俺の作戦通りに左手の剣はエミリアにガードされる。散った火花の向こうでエミリアがにやりと笑うが、俺も彼女と同時ににやりと笑っていた。
「!?」
「引っかかったな!」
すぐに右手の剣を引き戻してから、先ほどとは別の角度で突き出す。エミリアは左手の剣を大剣でガードしてしまったため、すぐにこの一撃をガードする事ができない。

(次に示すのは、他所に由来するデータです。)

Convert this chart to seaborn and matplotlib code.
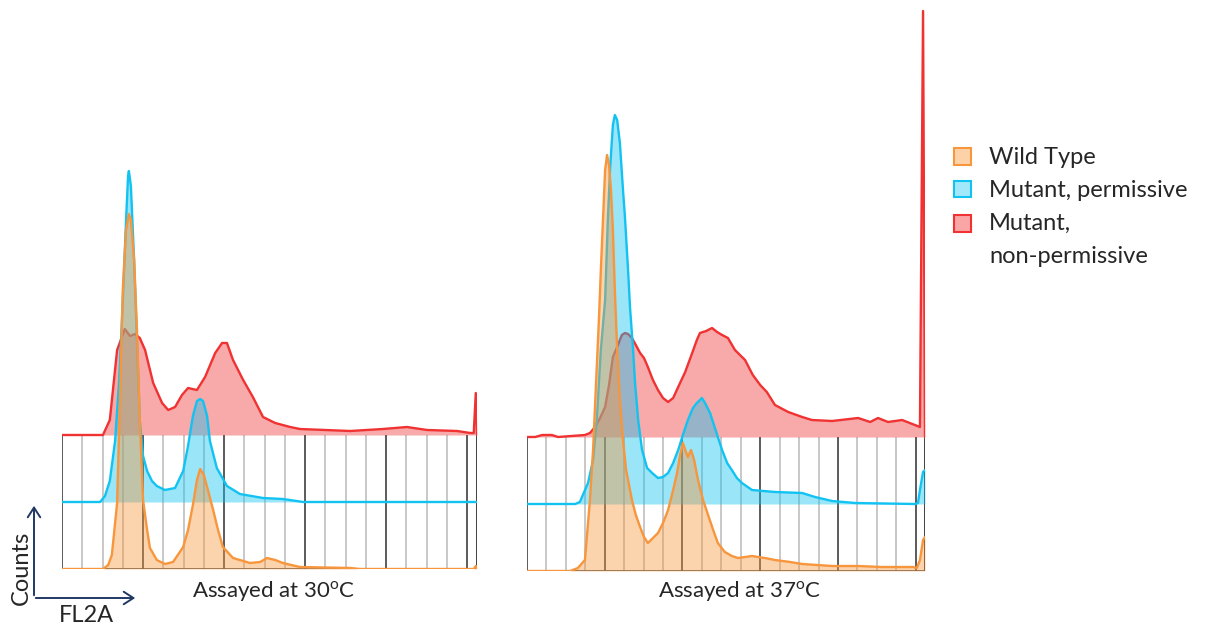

仕込み杖の漆黒の刀身がエミリアの脇腹に突き刺さる直前で、俺は刀身をぴたりと止めた。
「くっ・・・・・・負けてしまったか・・・・・・」
「全然鈍ってないじゃないか」
「当たり前だ。結婚してからも毎朝の素振りは欠かしていないぞ」
大剣を背中の鞘に納めてから胸を張るエミリア。久しぶりに妻の大きな胸が揺れたのを見て、俺は少しだけ顔を赤くしてから目を逸らした。
すると、いつの間にか裏口のドアが少し開いていて、その影からラウラとタクヤがこっちを見ていることに気付いた。どうやら俺とエミリアの模擬戦を見ていたらしく、こっちをじっと見ながら「おかあさん、すごーい・・・・・・!」と小声で言っている。
エミリアも子供たちに見られていたことに気付いたらしく、少し恥ずかしそうに顔を赤くした。
夫婦喧嘩をするつもりはないが、もし夫婦喧嘩になったら家がぶっ壊れそうだ。
俺は子供たちを見てにっこりと笑うと、杖を元に戻しながら「ママはとても強いんだぞ?」と言った。
この子たちのママは、転生者を瞬殺してしまうほどなんだからな。
俺と同じように頭から角の生えている子供たちの頭を、俺は優しく撫でた。
でも、まだ俺の心の中には、勇者に対する怒りが残っていた。